As budget negotiations go down to the wire, the Reagan Administration and Congress are at least broaching the idea of cutting or postponing cost of living adjustments--COLAs--for Social Security in order to reduce the deficit.
It's a tough decision and a politically sensitive one, and for that reason will probably be avoided. But it won't be the last time you'll hear talk of using the Social Security trust fund, from which retirement benefits are paid, to finance other government needs.
The way budget negotiators saw it working this time is that COLA payments to Social Security recipients, to offset this year's 4% inflation, would be cut by 2% or postponed for three months. Doing either would retain roughly $2 billion to $4.6 billion in the Social Security trust fund and therefore help to close the overall government deficit--which is more than $150 billion. Short term, the effect would be slight on all concerned.
But the long-term effects of limiting COLAs to less than the increase in the consumer price index would be enormous. Over the years, it would add trillions of dollars to the surplus that is now building in Social Security because the number of active workers paying into the trust fund is far larger than the number of retirees collecting benefits.
And those trillions, in turn, could assure that the trust fund would be solvent in the next century, explains Michael Boskin of Stanford University, author of "Too Many Promises: The Uncertain Future of Social Security." That's when the worker-retiree ratio changes as the huge numbers of people born in the late 1940s and '50s--the baby boomers--come to retirement age.
So a tough decision now could be best for the long term.
But it's not a simple matter. Any cut in COLAs would have to be restored to low-income people, Boskin points out. Others fear that once politicians find a way of dipping into Social Security, they will come back again and again like someone going to the family sugar bowl for $5 until payday. And, of course, the politicians fear the ballot-box reaction of more than 30 million current retirees.
But just because decisions are difficult is no reason to avoid them. Doing that is what got the country into this budget mess in the first place.
It's a long story, and one chapter begins when the Reagan Administration came to office in 1981. At that time, the U.S. military needed a concerted buildup after a decade in which inflation and post-Vietnam letdown had diminished its budgets. Economists in 1980 saw the coming decade as a time when the civilian economy would go on short rations so that available resources could go to the military.
Not First to Flinch
But it didn't happen because the Reagan Administration chose to have butter as well as guns. It was afraid to ask the American voters to cinch in their belts. So it cut taxes to allow for a growing civilian economy while at the same time using deficit financing--borrowed money--for the military buildup.
It wasn't the first administration to flinch. In the 1960s, President Lyndon B. Johnson refused to ask Congress for a tax increase to fight the war in Vietnam--because he feared a tax debate becoming a referendum on the war. So the government stretched the economy to pay for a war and peacetime prosperity at the same time.

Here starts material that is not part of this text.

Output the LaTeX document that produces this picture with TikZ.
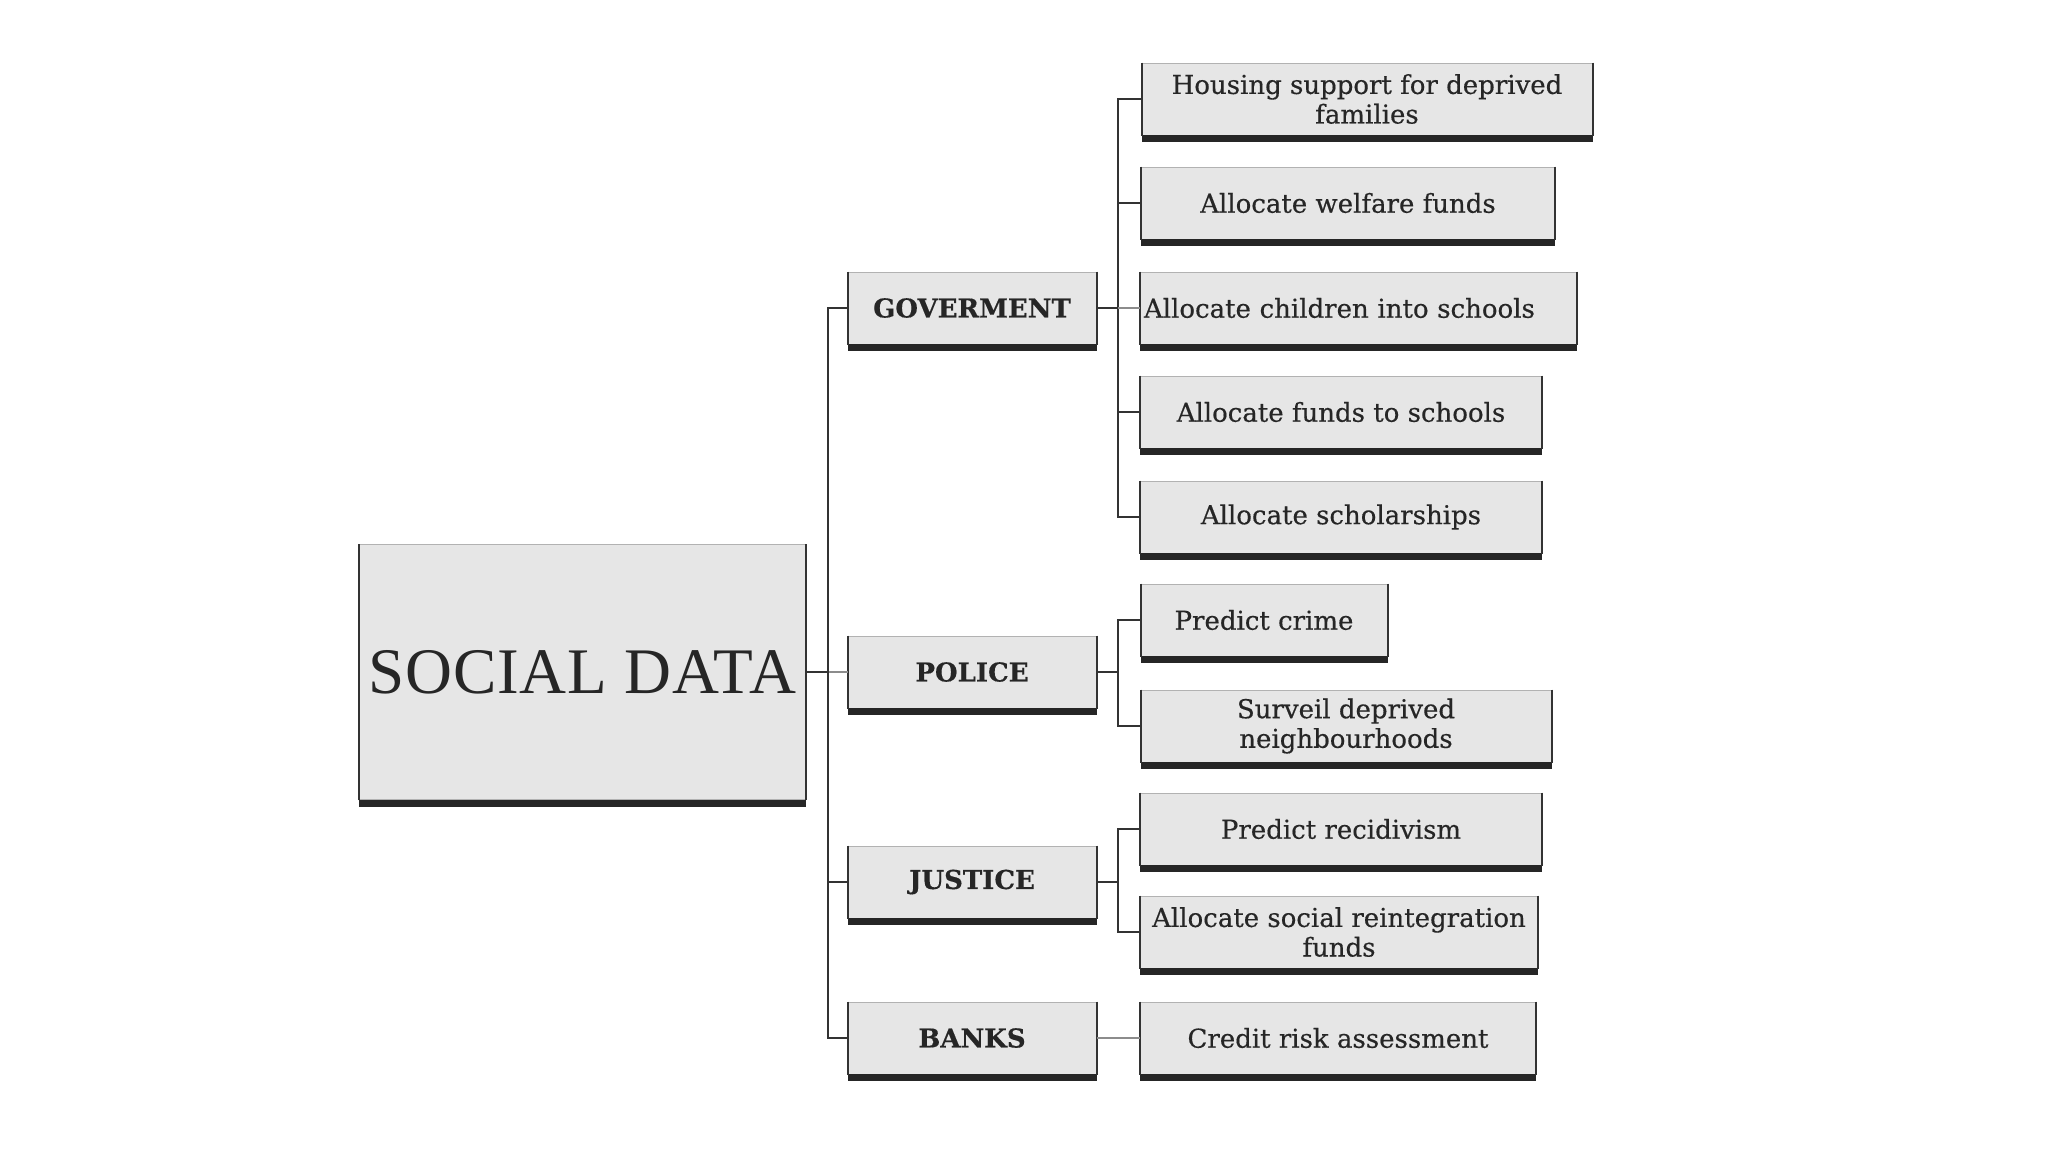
\documentclass[tikz,border=0pt]{standalone}
\usepackage{fontspec}
\setmainfont{DejaVu Serif}[FakeBold=0.4]
\newfontfamily\socfont{Liberation Serif}[LetterSpace=1.5]
\definecolor{boxfill}{HTML}{E6E6E6}
\definecolor{ink}{HTML}{262626}
\tikzset{
  box/.style={fill=boxfill, draw=black!30, line width=0.5pt, text=ink, inner sep=2pt,
    minimum height=36pt, font=\fontsize{13}{14.8}\selectfont, align=center},
  midbox/.style={box, minimum width=124pt, font=\fontsize{13}{15}\selectfont\bfseries},
  link/.style={draw=black!80, line width=1pt},
  faint/.style={draw=black!45, line width=0.6pt},
  shadowln/.style={draw=black!85, line width=3.5pt},
  sideln/.style={draw=black!80, line width=1pt}
}
\begin{document}
\begin{tikzpicture}[x=0.5pt,y=-0.5pt]
\useasboundingbox (0,0) rectangle (2048,1152);
% root
\node[box, minimum width=223pt, minimum height=127.5pt,
  font=\socfont\fontsize{32.5}{36}\selectfont] (soc) at (582,672) {SOCIAL DATA};
% middle level
\node[midbox] (gov) at (972,308) {GOVERMENT};
\node[midbox] (pol) at (972,672) {POLICE};
\node[midbox] (jus) at (972,882) {JUSTICE};
\node[midbox] (bank) at (972,1038) {BANKS};
% leaves
\node[box, minimum width=225pt] (hous) at (1367,99) {Housing support for deprived\\families};
\node[box, minimum width=206.5pt] (welf) at (1348,203) {Allocate welfare funds};
\node[box, text width=214pt, align=left, inner xsep=2pt] (chil) at (1358,308) {Allocate children into schools};
\node[box, minimum width=200.5pt] (fund) at (1341,412) {Allocate funds to schools};
\node[box, minimum width=200.5pt] (scho) at (1341,517) {Allocate scholarships};
\node[box, minimum width=123pt] (crim) at (1264,620) {Predict crime};
\node[box, minimum width=205pt] (surv) at (1346,726) {Surveil deprived\\neighbourhoods};
\node[box, minimum width=200.5pt] (reci) at (1341,829) {Predict recidivism};
\node[box, minimum width=198.5pt] (rein) at (1339,932) {Allocate social reintegration\\funds};
\node[box, minimum width=197.5pt] (cred) at (1338,1038) {Credit risk assessment};
% 3D edges
\foreach \n in {soc,gov,pol,jus,bank,hous,welf,chil,fund,scho,crim,surv,reci,rein,cred}{
  \draw[shadowln] ([yshift=-1.5pt]\n.south west) -- ([yshift=-1.5pt]\n.south east);
  \draw[sideln] (\n.north west) -- (\n.south west);
  \draw[sideln] (\n.north east) -- (\n.south east);
}
% connectors
\coordinate (tk) at (828,0);
\coordinate (gx) at (1118,0);
\draw[link] (soc.east) -- (soc.east -| tk);
\draw[faint] (soc.east -| tk) -- (pol.west);
\draw[link] (gov.west) -| (tk |- bank.west) -- (bank.west);
\draw[link] (jus.west) -- (jus.west -| tk);
% government
\draw[link] (hous.west) -| (gx |- scho.west) -- (scho.west);
\draw[link] (welf.west) -- (welf.west -| gx);
\draw[link] (fund.west) -- (fund.west -| gx);
\draw[link] (gov.east) -- (gov.east -| gx);
\draw[faint] (gov.east -| gx) -- (chil.west);
% police
\draw[link] (pol.east) -- (pol.east -| gx);
\draw[link] (crim.west) -| (gx |- surv.west) -- (surv.west);
% justice
\draw[link] (jus.east) -- (jus.east -| gx);
\draw[link] (reci.west) -| (gx |- rein.west) -- (rein.west);
% banks
\draw[faint] (bank.east) -- (cred.west);
\end{tikzpicture}
\end{document}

The result was the inflation of the 1970s that led, ultimately, to adjusting Social Security for inflation and paying COLAs so that benefits wouldn't be wiped out. And that led to the near bankruptcy of Social Security, which led to the reforms of 1983 that raised Social Security taxes and put the system back in good shape--but avoided dealing with the shortfall expected when the baby boomers hit the system in the 21st Century.
So what is likely to happen now? Long term, the idea of adjusting Social Security benefits based on need, or means, is gaining advocates. Alicia Munnell, an expert on pensions and author of "The Future of Social Security," believes that taxes should be raised on the benefits of the better off. Stanford's Boskin suggests a two-tier Social Security that would tie most benefits directly to taxes paid, but pay others on the basis of need in a system of elderly welfare.
Meanwhile, Social Security probably won't be touched this year, but for the future all bets are off. Its surpluses will almost certainly be dipped into before the government's deficit is totally eliminated. And, if it is done fairly, with burdens spread on all age groups, that's the way it should be.
Because the alternative of keeping Social Security--the second-largest federal program after defense--off the table not only flies in the face of logic and arithmetic, but risks setting the generations against each other.
And flinching at problems hasn't worked in the past 20 years anyhow.